I used Euclidean distance (Minkowski distance with p=2), which is a common choice for continuous data, and k = 7 was used to balance the model's bias and variance.
Accuracy can be increased, particularly in datasets with uneven classes, by ensuring that close to neighbours had greater impact through distance weighting.

# Assessing the Model
In order to determine if the model was overfitting or underfitting, I evaluated its accuracy on both the training and validation sets:

In [None]:
train_acc = knn.score(X_train, y_train)
val_acc = knn.score(X_val, y_val)
print(f"Training Accuracy: {train_acc:.3f}")
print(f"Validation Accuracy: {val_acc:.3f}")

1. This is usual with KNN on data that is imbalanced, that slightly lower validation accuracy points to some over fitting, but the high training accuracy shows the model fits the training data well.

2. Validation Accuracy: 0.874 - although there is an obvious decrease in comparing with the training accuracy, the model fits to unseen data very well, with an accuracy of 87.4% on the validation data set.  This is to be expected as training accuracy is usually higher than validation accuracy.

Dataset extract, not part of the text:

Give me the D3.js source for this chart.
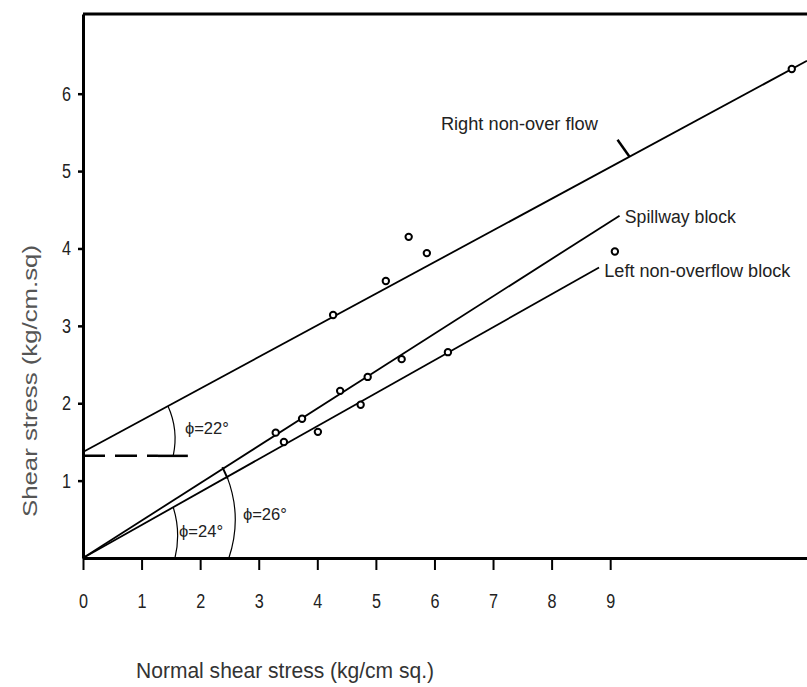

# Final Testing and Model Performance
I handled the test set in the same way using the same scaling and PCA changes in order to evaluate the model's performance on unseen data. I created a confusion matrix, a classification report, and an accuracy calculation after sorting each prediction.

In [None]:
# Convert Test Data to Numpy Arrays
X_test = np.array(images)
y_test = np.array(class_ids)

X_test_scaled = scaler.transform(X_test)
X_test_pca = pca.transform(X_test_scaled)
y_pred = knn.predict(X_test_pca)
test_accuracy = accuracy_score(y_test, y_pred)
print(f"Test Accuracy: {test_accuracy:.2f}")
print("Classification Report:")
print(classification_report(y_test, y_pred, zero_division=0))
print("Confusion Matrix:")
print(confusion_matrix(y_test, y_pred))

Test Accuracy: 0.97 - 97% accuracy on the test set indicates that the model is very good at generalising to data that has never been seen before, which is an excellent result.  The model is accurately predicting new traffic sign images, as shown in the high test accuracy.